- Born: Rosanna Georgiou 12 May 1994 (age 32) Athens, Greece
- Occupation: Fashion model
- Years active: 2010–present
- Modeling information
- Height: 1.80 m (5 ft 11 in)
- Hair color: Blonde
- Eye color: Brown
- Agency: Fusion Models (New York); IMG Models (Paris); Elite Model Management (Milan); Wilhelmina Models (London); Aethos Management (Shanghai); D Model Agency (Athens);

= Ros Georgiou =

Greek fashion model

Rosanna Georgiou (Ροζάνα Γεωργίου; born 12 May 1994) is a Greek fashion model.
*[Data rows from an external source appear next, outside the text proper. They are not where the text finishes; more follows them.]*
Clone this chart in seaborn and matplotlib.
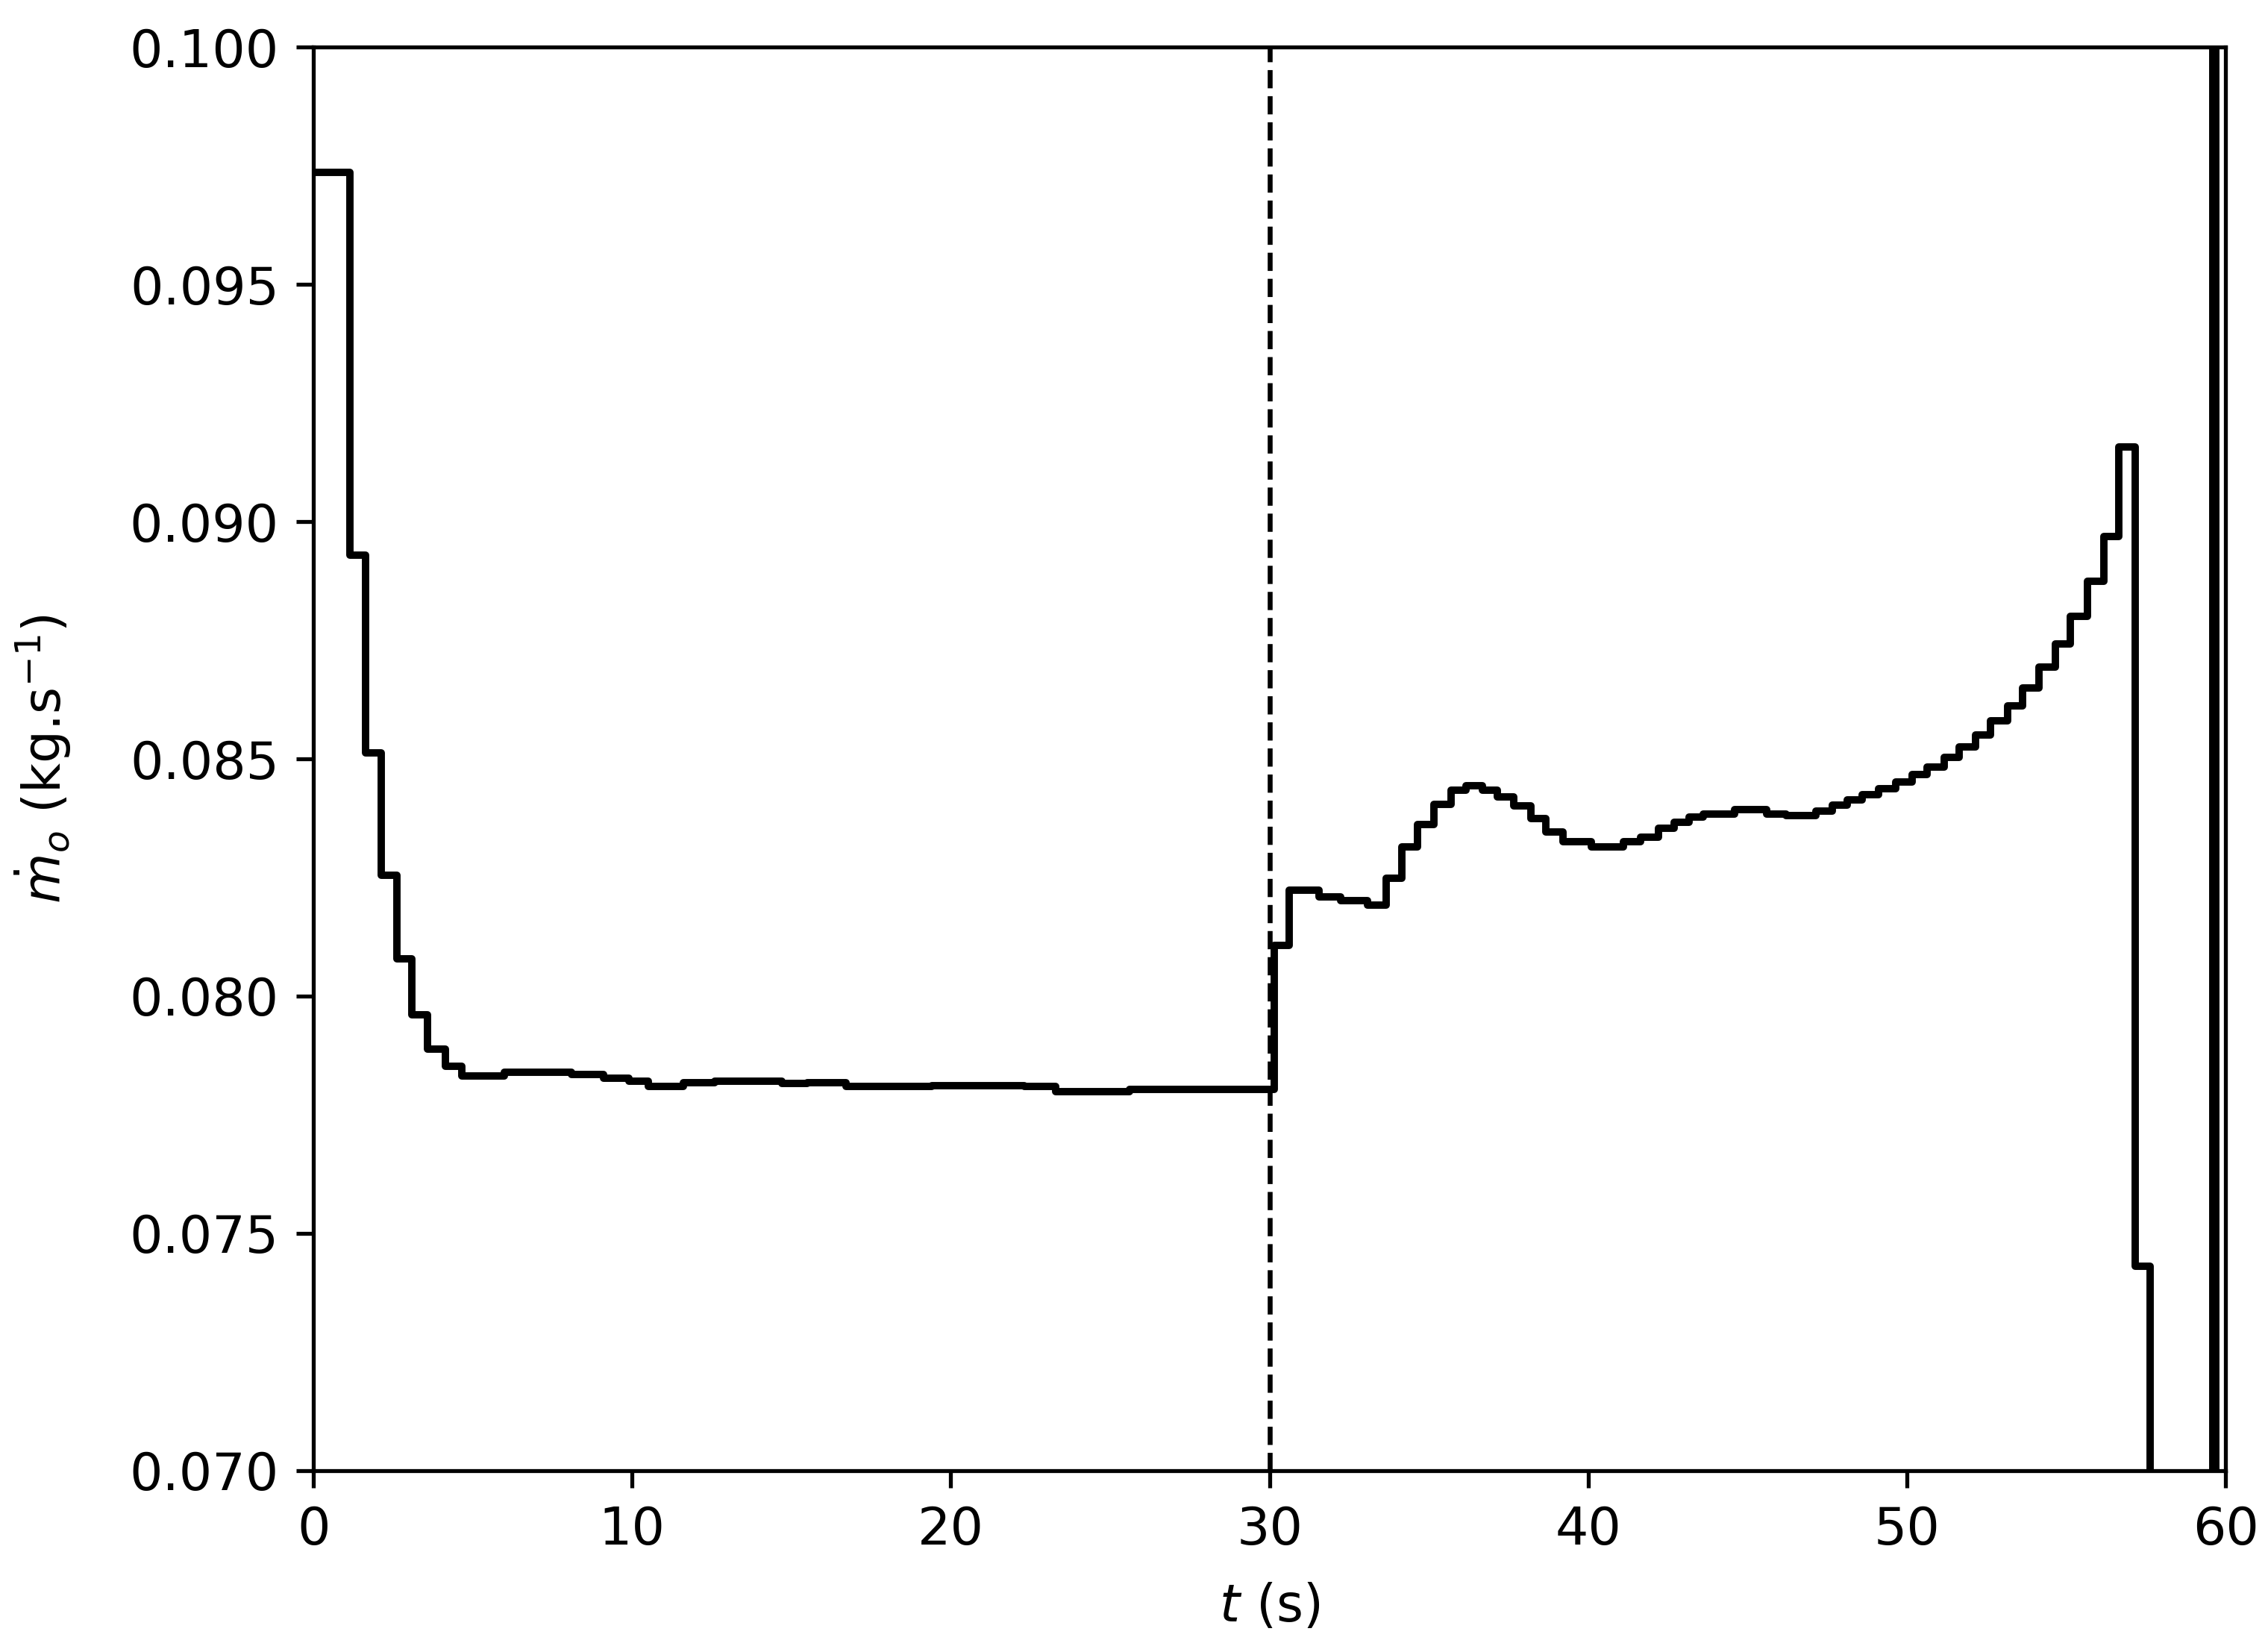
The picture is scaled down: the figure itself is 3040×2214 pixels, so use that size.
import matplotlib
matplotlib.use("Agg")
import matplotlib.pyplot as plt
import seaborn as sns
import pandas as pd

# Step start times (s) and the oxidiser mass flow held from each time (kg/s)
t_steps = [0.0, 1.14, 1.63, 2.12, 2.61, 3.09, 3.58, 4.14, 4.65, 6.0, 8.1, 9.1,
           9.9, 10.5, 11.6, 12.6, 14.7, 15.5, 16.7, 19.4, 22.3, 23.3, 25.6,
           30.15, 30.62, 31.56, 32.23, 33.07, 33.65, 34.15, 34.65, 35.16,
           35.7, 36.17, 36.69, 37.15, 37.67, 38.2, 38.67, 39.2, 40.1, 41.1,
           41.65, 42.2, 42.7, 43.16, 43.6, 44.6, 45.6, 46.2, 47.15, 47.66,
           48.13, 48.6, 49.1, 49.65, 50.17, 50.64, 51.16, 51.64, 52.16, 52.63,
           53.16, 53.63, 54.15, 54.66, 55.13, 55.67, 56.18, 56.65, 57.16,
           57.63, 59.6, 59.7]
mdot = [0.09736, 0.08929, 0.08513, 0.08255, 0.08079, 0.07961, 0.07888,
        0.07852, 0.07832, 0.07840, 0.07835, 0.07827, 0.07820, 0.07810,
        0.07818, 0.07820, 0.07816, 0.07818, 0.07810, 0.07811, 0.07810,
        0.07798, 0.07803,
        0.08107, 0.08223, 0.08209, 0.08201, 0.08192, 0.08249, 0.08314,
        0.08362, 0.08404, 0.08434, 0.08443, 0.08434, 0.08420, 0.08401,
        0.08374, 0.08346, 0.08325, 0.08314, 0.08325, 0.08335, 0.08354,
        0.08367, 0.08377, 0.08383, 0.08393, 0.08384, 0.08381, 0.08390,
        0.08402, 0.08413, 0.08425, 0.08437, 0.08452, 0.08467, 0.08483,
        0.08503, 0.08525, 0.08550, 0.08580, 0.08612, 0.08649, 0.08693,
        0.08742, 0.08801, 0.08875, 0.08969, 0.09157, 0.07430,
        0.06000, 0.15000, 0.00000]

x_ticks = [0, 10, 20, 30, 40, 50, 60]
y_ticks = [0.070, 0.075, 0.080, 0.085, 0.090, 0.095, 0.100]
t_switch = 30.0

df = pd.DataFrame({"t": t_steps, "mdot": mdot})

fig = plt.figure(figsize=(3040 / 475, 2214 / 475), dpi=475)
ax = fig.add_subplot(111)
fig.subplots_adjust(left=0.1382, right=0.9813, bottom=0.1098, top=0.9715)

sns.lineplot(data=df, x="t", y="mdot", drawstyle="steps-post", color="black",
             linewidth=1.5, estimator=None, sort=False, ax=ax)
ax.axvline(t_switch, color="black", linestyle="--", linewidth=1.0)

ax.set_xlim(0, 60)
ax.set_ylim(0.070, 0.100)
ax.set_xticks(x_ticks)
ax.set_yticks(y_ticks)
ax.set_yticklabels([f"{v:.3f}" for v in y_ticks])
ax.tick_params(labelsize=10.6)
ax.set_xlabel(r"$t$ (s)", fontsize=10.5, labelpad=5.5)
ax.set_ylabel(r"$\dot{m}_o$ (kg.s$^{-1}$)", fontsize=10.5, labelpad=11.5)

fig.savefig("out.png", dpi=475)
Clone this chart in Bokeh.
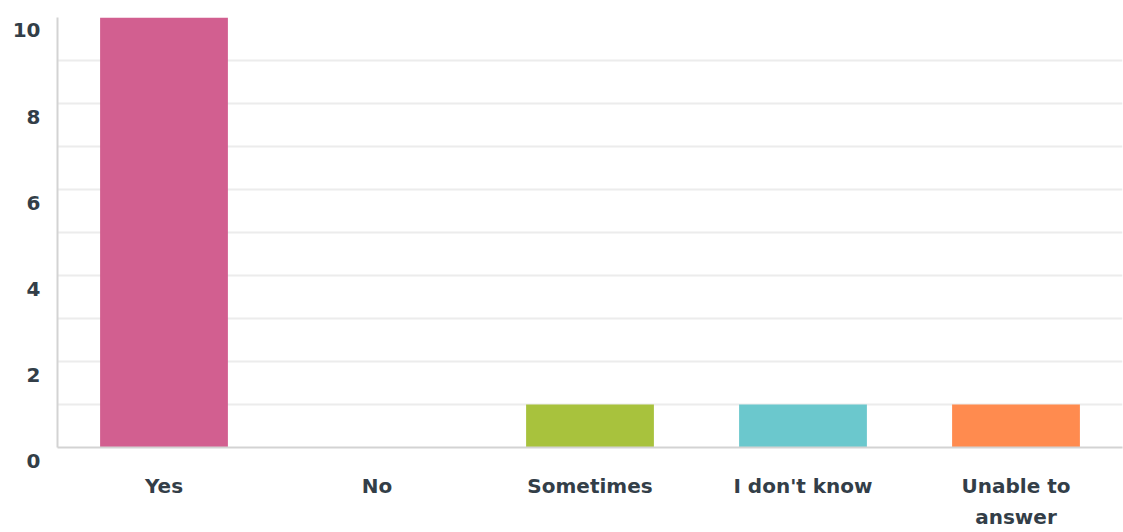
from bokeh.plotting import figure
from bokeh.models import ColumnDataSource, Range1d, FixedTicker
from bokeh.embed import file_html
from bokeh.resources import INLINE

categories = ["Yes", "No", "Sometimes", "I don't know", "Unable to\nanswer"]
counts = [10, 0, 1, 1, 1]
colors = ["#D25F90", "#D25F90", "#A8C23D", "#6BC8CD", "#FF8B4F"]
y_ticks = [0, 2, 4, 6, 8, 10]
grid_ticks = [1, 2, 3, 4, 5, 6, 7, 8, 9]

FONT = "DejaVu Sans"
TEXT = "#333E48"

src = ColumnDataSource(dict(cat=categories, val=counts, color=colors))

p = figure(x_range=categories, y_range=Range1d(0, 10),
           width=1123, height=532, output_backend="svg",
           toolbar_location=None, tools="",
           min_border_left=57, min_border_right=1,
           min_border_top=17, min_border_bottom=85)
p.outline_line_color = None
p.background_fill_color = "white"
p.border_fill_color = "white"

p.vbar(x="cat", top="val", width=0.6, color="color", source=src, line_color=None)

# y axis: labels sit a little below their tick, as in the reference
# (leading empty lines push each label down; the top one is kept inside the canvas)
p.yaxis.ticker = FixedTicker(ticks=y_ticks)
p.yaxis.major_label_overrides = {t: ("\n\n" if t == y_ticks[-1] else "\n\n\n") + str(t)
                                 for t in y_ticks}
p.yaxis.major_label_text_line_height = 0.37
p.yaxis.major_label_text_font = FONT
p.yaxis.major_label_text_font_style = "bold"
p.yaxis.major_label_text_font_size = "20px"
p.yaxis.major_label_text_color = TEXT
p.yaxis.major_label_standoff = 17
p.yaxis.major_tick_out = 0
p.yaxis.major_tick_in = 0
p.yaxis.major_tick_line_color = None
p.yaxis.minor_tick_line_color = None
p.yaxis.axis_line_color = "#D3D3D3"
p.yaxis.axis_line_width = 2

p.ygrid.ticker = FixedTicker(ticks=grid_ticks)
p.ygrid.grid_line_color = "#ECECEC"
p.ygrid.grid_line_width = 2
p.xgrid.grid_line_color = None

p.xaxis.axis_line_color = "#D3D3D3"
p.xaxis.axis_line_width = 2
p.xaxis.major_tick_out = 0
p.xaxis.major_tick_in = 0
p.xaxis.major_tick_line_color = None
p.xaxis.minor_tick_line_color = None
p.xaxis.major_label_standoff = 26
p.xaxis.major_label_text_line_height = 1.33
p.xaxis.major_label_text_font = FONT
p.xaxis.major_label_text_font_style = "bold"
p.xaxis.major_label_text_font_size = "20px"
p.xaxis.major_label_text_color = TEXT

open("out.html", "w").write(file_html(p, INLINE))
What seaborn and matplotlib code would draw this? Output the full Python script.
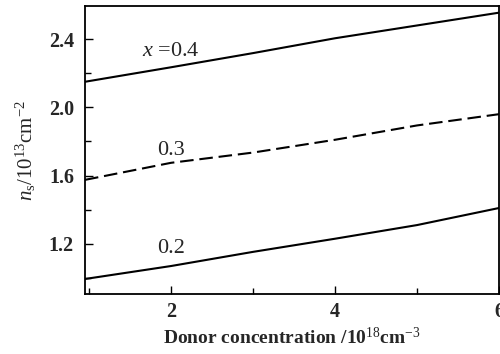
import matplotlib
matplotlib.use("Agg")
import matplotlib.pyplot as plt
from matplotlib.ticker import MultipleLocator, FormatStrFormatter
import seaborn as sns
import pandas as pd

sns.set_theme(style="ticks")
plt.rcParams["font.family"] = ["Liberation Serif", "DejaVu Serif"]
plt.rcParams["mathtext.fontset"] = "custom"
plt.rcParams["mathtext.rm"] = "Liberation Serif"
plt.rcParams["mathtext.it"] = "Liberation Serif:italic"
plt.rcParams["mathtext.bf"] = "Liberation Serif:bold"

# Donor concentration (10^18 cm^-3)
donor = [0.95, 2, 3, 4, 5, 6]
# Sheet density n_s (10^13 cm^-2) for each Al fraction x
ns_x04 = [2.150, 2.235, 2.318, 2.405, 2.480, 2.555]
ns_x03 = [1.575, 1.675, 1.735, 1.810, 1.894, 1.960]
ns_x02 = [0.994, 1.070, 1.153, 1.230, 1.310, 1.410]
curve_labels = ["$x$ =0.4", "0.3", "0.2"]

df = pd.concat([
    pd.DataFrame({"donor": donor, "ns": ns_x04, "x": "0.4"}),
    pd.DataFrame({"donor": donor, "ns": ns_x03, "x": "0.3"}),
    pd.DataFrame({"donor": donor, "ns": ns_x02, "x": "0.2"}),
])

fig = plt.figure(figsize=(5.0, 3.54), dpi=100)
ax = fig.add_axes([0.17, 0.1695, 0.828, 0.8135])

sns.lineplot(data=df, x="donor", y="ns", hue="x", style="x",
             palette={"0.4": "black", "0.3": "black", "0.2": "black"},
             dashes={"0.4": "", "0.3": (6.5, 2.8), "0.2": ""},
             linewidth=1.5, legend=False, ax=ax)

ax.set_xlim(0.95, 6.0)
ax.set_ylim(0.906, 2.594)
ax.xaxis.set_major_locator(MultipleLocator(2))
ax.xaxis.set_minor_locator(MultipleLocator(1))
ax.yaxis.set_major_locator(MultipleLocator(0.4))
ax.yaxis.set_minor_locator(MultipleLocator(0.2))
ax.tick_params(axis="both", which="both", direction="in", top=False, right=False,
               labelsize=14.5, width=1.0, color="black")
ax.tick_params(axis="y", which="major", length=6, pad=8)
ax.tick_params(axis="x", which="major", length=6, pad=6)
ax.tick_params(which="minor", length=4)
ax.yaxis.set_major_formatter(FormatStrFormatter("%.1f"))
ax.xaxis.set_major_formatter(FormatStrFormatter("%d"))
for lbl in ax.get_xticklabels() + ax.get_yticklabels():
    lbl.set_fontweight("bold")

for s in ax.spines.values():
    s.set_color("black")
    s.set_linewidth(1.3)

ax.text(2.0, 2.27, curve_labels[0], fontsize=16, ha="center", va="bottom")
ax.text(2.0, 1.69, curve_labels[1], fontsize=16, ha="center", va="bottom")
ax.text(2.0, 1.115, curve_labels[2], fontsize=16, ha="center", va="bottom")

ax.set_xlabel(r"Donor concentration /10$^{18}$cm$^{-3}$", fontsize=14,
              fontweight="bold", labelpad=3)
ax.set_ylabel(r"$n_{\rm s}$/10$^{13}$cm$^{-2}$", fontsize=15, labelpad=8)

fig.savefig("out.png", dpi=100)
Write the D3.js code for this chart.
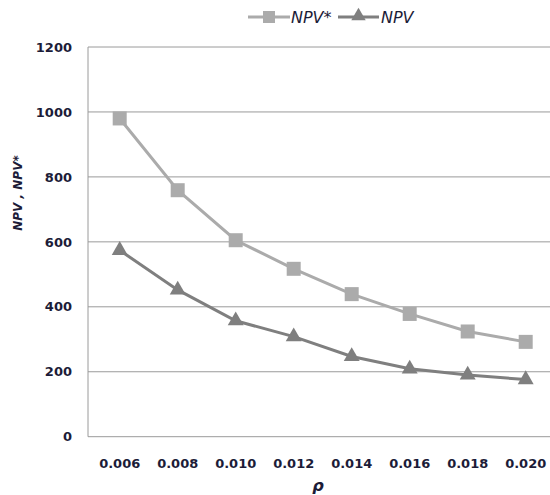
<!DOCTYPE html>
<html><head><meta charset="utf-8">
<script src="https://cdn.jsdelivr.net/npm/d3@7"></script>
<style>body{margin:0;background:#fff}svg{display:block}</style>
</head><body>
<script>
const categories = ["0.006","0.008","0.010","0.012","0.014","0.016","0.018","0.020"];
const npvStar = [980, 759, 605, 517, 439, 378, 324, 292];
const npv = [574, 452, 357, 308, 247, 209, 190, 176];
const yTicks = [0, 200, 400, 600, 800, 1000, 1200];
const seriesNames = ["NPV*", "NPV"];

(function () {
const W = 550, H = 495;
const pLeft = 88, pRight = 552, pTop = 47, pBottom = 436.7;
const svg = d3.select("body").append("svg").attr("width", W).attr("height", H);
const textColor = "#1c1c38";
const font = "Verdana, 'DejaVu Sans', sans-serif";

const x = d3.scaleBand().domain(categories).range([pLeft + 2.7, pRight + 2.7]);
const y = d3.scaleLinear().domain([0, 1200]).range([pBottom, pTop]);
const cx = d => x(d) + x.bandwidth() / 2;

// gridlines
svg.append("g").selectAll("line").data(yTicks).join("line")
  .attr("x1", pLeft).attr("x2", W).attr("y1", d => y(d)).attr("y2", d => y(d))
  .attr("stroke", "#9a9a9a").attr("stroke-width", 1);
svg.append("line").attr("x1", pLeft).attr("x2", pLeft).attr("y1", pTop).attr("y2", pBottom)
  .attr("stroke", "#9a9a9a");

// y axis labels
const yAxis = d3.axisLeft(y).tickValues(yTicks).tickFormat(d3.format("d")).tickSize(0).tickPadding(16);
const gy = svg.append("g").attr("transform", `translate(${pLeft},0)`).call(yAxis);
gy.select(".domain").remove();
gy.selectAll("text").attr("font-family", font).attr("font-size", 13).attr("font-weight", "bold")
  .attr("fill", textColor);

// x axis labels
const xAxis = d3.axisBottom(x).tickSize(0).tickPadding(22);
const gx = svg.append("g").attr("transform", `translate(0,${pBottom})`).call(xAxis);
gx.select(".domain").remove();
gx.selectAll("text").attr("font-family", font).attr("font-size", 13).attr("font-weight", "bold")
  .attr("fill", textColor);

// axis titles
svg.append("text").attr("x", 318).attr("y", 491).attr("text-anchor", "middle")
  .attr("font-family", font).attr("font-size", 16).attr("font-weight", "bold").attr("font-style", "italic")
  .attr("fill", textColor).text("ρ");
svg.append("text").attr("transform", "translate(22,193) rotate(-90)").attr("text-anchor", "middle")
  .attr("font-family", font).attr("font-size", 12).attr("font-weight", "bold").attr("font-style", "italic")
  .attr("fill", textColor).text("NPV , NPV*");

const colors = ["#ababab", "#7f7f7f"];
const line = d3.line().x((d, i) => cx(categories[i])).y(d => y(d));
const tri = d3.symbol().type(d3.symbolTriangle).size(110);

[npvStar, npv].forEach((vals, s) => {
  svg.append("path").datum(vals).attr("d", line).attr("fill", "none")
    .attr("stroke", colors[s]).attr("stroke-width", 3);
  const g = svg.append("g");
  vals.forEach((v, i) => {
    if (s === 0) {
      g.append("rect").attr("x", cx(categories[i]) - 7).attr("y", y(v) - 7)
        .attr("width", 14).attr("height", 14).attr("fill", colors[s]);
    } else {
      g.append("path").attr("d", tri).attr("transform", `translate(${cx(categories[i])},${y(v)})`)
        .attr("fill", colors[s]);
    }
  });
});

// legend
const ly = 17;
const leg = [
  {x1: 248, x2: 290, tx: 291, s: 0},
  {x1: 338, x2: 379, tx: 381, s: 1}
];
leg.forEach(l => {
  svg.append("line").attr("x1", l.x1).attr("x2", l.x2).attr("y1", ly).attr("y2", ly)
    .attr("stroke", colors[l.s]).attr("stroke-width", 3);
  const mx = (l.x1 + l.x2) / 2;
  if (l.s === 0) {
    svg.append("rect").attr("x", mx - 6).attr("y", ly - 6).attr("width", 12).attr("height", 12).attr("fill", colors[0]);
  } else {
    svg.append("path").attr("d", d3.symbol().type(d3.symbolTriangle).size(90))
      .attr("transform", `translate(${mx},${ly - 1})`).attr("fill", colors[1]);
  }
  svg.append("text").attr("x", l.tx).attr("y", ly + 6).attr("font-family", font).attr("font-size", 16)
    .attr("font-style", "italic").attr("fill", textColor).text(seriesNames[l.s]);
});
})();
</script>
</body></html>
She has appeared on the cover of American Vogue and Vogue Greece.

==Early life==
Georgiou was born in Athens, Greece to a Greek father and a Dutch mother.

== Career==
Georgiou was discovered at age 17, and debuted during the A/W 2011 season walking the runway for Céline and Dries Van Noten. The next season, she was chosen as a Calvin Klein exclusive and walked for Marni, Versace, Jil Sander, and Giambattista Valli, as well as appearing in British Vogue. Georgiou has appeared in advertisements for Marc Jacobs and Louis Vuitton. She has also modeled for Dior and Celine.

Outside of modeling, Georgiou is interested in directing and photography.